● What is needed: Check each line of the listing below for the string "with", and give only how many lines hold it.

Plotting code records
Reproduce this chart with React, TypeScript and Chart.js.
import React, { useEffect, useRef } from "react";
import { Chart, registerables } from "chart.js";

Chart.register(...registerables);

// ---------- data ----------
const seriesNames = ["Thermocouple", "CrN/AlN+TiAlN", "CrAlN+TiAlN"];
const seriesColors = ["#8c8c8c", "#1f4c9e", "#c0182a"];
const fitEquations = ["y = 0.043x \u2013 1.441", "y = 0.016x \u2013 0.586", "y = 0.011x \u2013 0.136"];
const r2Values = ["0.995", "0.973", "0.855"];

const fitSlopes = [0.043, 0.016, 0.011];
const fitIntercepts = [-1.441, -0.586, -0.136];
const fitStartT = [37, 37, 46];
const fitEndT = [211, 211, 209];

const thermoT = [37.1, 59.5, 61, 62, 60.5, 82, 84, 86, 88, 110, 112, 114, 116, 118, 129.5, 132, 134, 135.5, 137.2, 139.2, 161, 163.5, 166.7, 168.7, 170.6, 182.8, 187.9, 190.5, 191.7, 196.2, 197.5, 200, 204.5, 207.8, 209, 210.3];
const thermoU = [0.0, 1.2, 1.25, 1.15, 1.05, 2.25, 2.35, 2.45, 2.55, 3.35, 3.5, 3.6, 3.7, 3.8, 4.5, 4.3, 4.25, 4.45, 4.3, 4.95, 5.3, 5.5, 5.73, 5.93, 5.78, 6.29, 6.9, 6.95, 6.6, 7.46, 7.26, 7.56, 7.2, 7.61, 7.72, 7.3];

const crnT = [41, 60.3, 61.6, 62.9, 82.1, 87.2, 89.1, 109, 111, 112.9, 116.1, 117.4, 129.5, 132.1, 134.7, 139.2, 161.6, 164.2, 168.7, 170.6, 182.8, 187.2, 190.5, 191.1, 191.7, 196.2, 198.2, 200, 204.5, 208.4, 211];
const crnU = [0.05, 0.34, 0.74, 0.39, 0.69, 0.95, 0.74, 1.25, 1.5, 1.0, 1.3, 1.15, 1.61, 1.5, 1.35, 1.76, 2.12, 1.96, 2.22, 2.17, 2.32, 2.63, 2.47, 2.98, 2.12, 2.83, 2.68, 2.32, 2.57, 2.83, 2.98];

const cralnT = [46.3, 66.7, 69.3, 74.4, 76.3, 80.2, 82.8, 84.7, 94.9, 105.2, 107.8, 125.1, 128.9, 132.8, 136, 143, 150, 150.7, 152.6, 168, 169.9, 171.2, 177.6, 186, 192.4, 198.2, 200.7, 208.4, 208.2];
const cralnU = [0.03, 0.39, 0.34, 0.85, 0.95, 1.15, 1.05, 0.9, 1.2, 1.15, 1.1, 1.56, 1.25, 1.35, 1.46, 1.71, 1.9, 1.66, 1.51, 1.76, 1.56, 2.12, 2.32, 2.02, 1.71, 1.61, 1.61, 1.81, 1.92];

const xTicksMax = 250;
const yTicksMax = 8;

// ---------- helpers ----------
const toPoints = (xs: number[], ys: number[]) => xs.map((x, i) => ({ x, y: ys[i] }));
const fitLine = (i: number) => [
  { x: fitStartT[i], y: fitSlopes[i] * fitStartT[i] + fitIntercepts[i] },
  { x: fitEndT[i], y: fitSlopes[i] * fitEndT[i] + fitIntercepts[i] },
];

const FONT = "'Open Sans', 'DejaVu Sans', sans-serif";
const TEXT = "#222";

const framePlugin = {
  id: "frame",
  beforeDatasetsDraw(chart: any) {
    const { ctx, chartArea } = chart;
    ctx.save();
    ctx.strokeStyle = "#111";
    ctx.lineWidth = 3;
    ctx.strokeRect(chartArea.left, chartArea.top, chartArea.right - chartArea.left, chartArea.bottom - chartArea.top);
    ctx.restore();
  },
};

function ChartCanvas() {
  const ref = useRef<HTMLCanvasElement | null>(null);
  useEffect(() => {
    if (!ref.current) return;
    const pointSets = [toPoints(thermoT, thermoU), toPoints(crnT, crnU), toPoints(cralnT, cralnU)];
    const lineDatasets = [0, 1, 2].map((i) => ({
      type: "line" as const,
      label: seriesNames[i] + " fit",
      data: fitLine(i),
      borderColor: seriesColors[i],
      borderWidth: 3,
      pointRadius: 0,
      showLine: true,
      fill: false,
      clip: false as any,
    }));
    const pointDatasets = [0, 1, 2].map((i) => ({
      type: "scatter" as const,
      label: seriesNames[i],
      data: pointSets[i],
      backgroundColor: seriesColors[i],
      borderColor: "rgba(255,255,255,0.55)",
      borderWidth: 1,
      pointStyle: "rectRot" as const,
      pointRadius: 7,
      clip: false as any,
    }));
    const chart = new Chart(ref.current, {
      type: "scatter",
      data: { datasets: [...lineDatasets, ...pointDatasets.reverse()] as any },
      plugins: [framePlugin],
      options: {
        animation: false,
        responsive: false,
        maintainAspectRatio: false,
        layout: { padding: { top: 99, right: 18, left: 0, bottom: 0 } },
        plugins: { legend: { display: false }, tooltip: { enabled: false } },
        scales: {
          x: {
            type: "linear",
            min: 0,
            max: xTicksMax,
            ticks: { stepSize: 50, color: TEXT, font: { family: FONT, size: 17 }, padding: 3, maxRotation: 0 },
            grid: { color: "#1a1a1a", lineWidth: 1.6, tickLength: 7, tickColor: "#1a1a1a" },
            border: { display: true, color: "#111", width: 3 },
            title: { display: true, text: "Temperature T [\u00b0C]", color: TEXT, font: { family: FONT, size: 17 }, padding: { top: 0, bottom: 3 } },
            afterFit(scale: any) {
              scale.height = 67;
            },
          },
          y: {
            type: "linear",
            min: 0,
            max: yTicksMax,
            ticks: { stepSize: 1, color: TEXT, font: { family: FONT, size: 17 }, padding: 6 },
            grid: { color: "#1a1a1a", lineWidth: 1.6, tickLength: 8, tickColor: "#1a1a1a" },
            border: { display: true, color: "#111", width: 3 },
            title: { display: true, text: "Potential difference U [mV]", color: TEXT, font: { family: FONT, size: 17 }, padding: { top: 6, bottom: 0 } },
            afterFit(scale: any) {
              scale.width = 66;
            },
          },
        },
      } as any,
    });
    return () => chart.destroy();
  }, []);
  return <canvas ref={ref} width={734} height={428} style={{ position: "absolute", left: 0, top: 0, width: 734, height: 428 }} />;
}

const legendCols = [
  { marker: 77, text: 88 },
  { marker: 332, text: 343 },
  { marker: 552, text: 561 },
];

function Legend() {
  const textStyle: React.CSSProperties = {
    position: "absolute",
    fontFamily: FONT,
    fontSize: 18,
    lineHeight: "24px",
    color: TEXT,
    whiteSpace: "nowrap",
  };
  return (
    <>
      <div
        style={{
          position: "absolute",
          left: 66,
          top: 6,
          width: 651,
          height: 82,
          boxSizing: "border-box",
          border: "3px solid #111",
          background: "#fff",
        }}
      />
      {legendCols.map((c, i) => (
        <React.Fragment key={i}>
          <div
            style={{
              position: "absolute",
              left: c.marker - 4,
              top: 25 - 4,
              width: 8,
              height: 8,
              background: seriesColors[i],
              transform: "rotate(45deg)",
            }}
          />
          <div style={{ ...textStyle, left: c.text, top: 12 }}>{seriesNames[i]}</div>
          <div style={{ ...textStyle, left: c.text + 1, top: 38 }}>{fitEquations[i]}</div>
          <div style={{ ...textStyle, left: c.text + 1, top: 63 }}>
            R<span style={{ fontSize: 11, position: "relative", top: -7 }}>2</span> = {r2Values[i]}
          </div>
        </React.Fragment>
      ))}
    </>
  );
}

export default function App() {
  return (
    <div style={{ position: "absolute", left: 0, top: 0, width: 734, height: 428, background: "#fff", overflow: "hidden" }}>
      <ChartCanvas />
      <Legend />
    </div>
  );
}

* * *

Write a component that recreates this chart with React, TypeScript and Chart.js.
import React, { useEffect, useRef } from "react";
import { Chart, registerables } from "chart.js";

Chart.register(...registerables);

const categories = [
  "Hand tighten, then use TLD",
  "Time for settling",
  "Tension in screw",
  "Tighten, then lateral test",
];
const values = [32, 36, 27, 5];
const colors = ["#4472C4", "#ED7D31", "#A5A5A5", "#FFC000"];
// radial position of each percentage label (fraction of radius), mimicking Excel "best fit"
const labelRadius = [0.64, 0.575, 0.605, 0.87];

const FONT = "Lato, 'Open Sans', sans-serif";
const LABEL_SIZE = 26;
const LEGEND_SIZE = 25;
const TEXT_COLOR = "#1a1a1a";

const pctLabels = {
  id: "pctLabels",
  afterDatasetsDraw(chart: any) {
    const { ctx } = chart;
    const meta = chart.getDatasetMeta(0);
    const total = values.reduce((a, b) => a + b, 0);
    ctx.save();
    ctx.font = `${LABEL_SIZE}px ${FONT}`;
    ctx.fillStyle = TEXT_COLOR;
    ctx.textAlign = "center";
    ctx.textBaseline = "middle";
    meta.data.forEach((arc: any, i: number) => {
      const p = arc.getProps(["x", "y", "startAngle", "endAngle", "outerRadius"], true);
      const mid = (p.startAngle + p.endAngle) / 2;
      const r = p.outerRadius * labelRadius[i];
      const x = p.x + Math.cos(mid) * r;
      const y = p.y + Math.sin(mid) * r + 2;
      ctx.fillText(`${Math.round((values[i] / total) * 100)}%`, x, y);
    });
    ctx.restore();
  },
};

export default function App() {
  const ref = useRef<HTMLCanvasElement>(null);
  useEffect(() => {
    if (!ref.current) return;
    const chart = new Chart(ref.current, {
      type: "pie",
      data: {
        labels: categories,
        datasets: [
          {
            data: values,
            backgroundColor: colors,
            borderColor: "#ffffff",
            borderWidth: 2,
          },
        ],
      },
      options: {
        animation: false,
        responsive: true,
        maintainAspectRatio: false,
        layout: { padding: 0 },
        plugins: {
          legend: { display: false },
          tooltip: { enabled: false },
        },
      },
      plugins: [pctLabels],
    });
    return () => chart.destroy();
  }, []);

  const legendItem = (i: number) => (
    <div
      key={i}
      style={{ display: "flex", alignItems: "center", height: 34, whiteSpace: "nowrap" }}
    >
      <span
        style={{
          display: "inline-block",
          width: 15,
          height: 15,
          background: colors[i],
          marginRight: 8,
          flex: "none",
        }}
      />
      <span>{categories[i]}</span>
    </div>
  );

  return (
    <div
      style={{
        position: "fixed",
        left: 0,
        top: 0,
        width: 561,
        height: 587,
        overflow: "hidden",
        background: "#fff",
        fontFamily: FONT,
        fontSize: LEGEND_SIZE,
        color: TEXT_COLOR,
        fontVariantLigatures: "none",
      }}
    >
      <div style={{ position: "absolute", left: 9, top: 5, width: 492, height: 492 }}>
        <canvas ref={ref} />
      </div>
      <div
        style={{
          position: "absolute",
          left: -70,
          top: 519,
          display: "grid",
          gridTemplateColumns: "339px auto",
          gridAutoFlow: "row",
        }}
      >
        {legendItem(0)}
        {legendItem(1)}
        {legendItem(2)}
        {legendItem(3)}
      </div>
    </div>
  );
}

● Problem solution: 2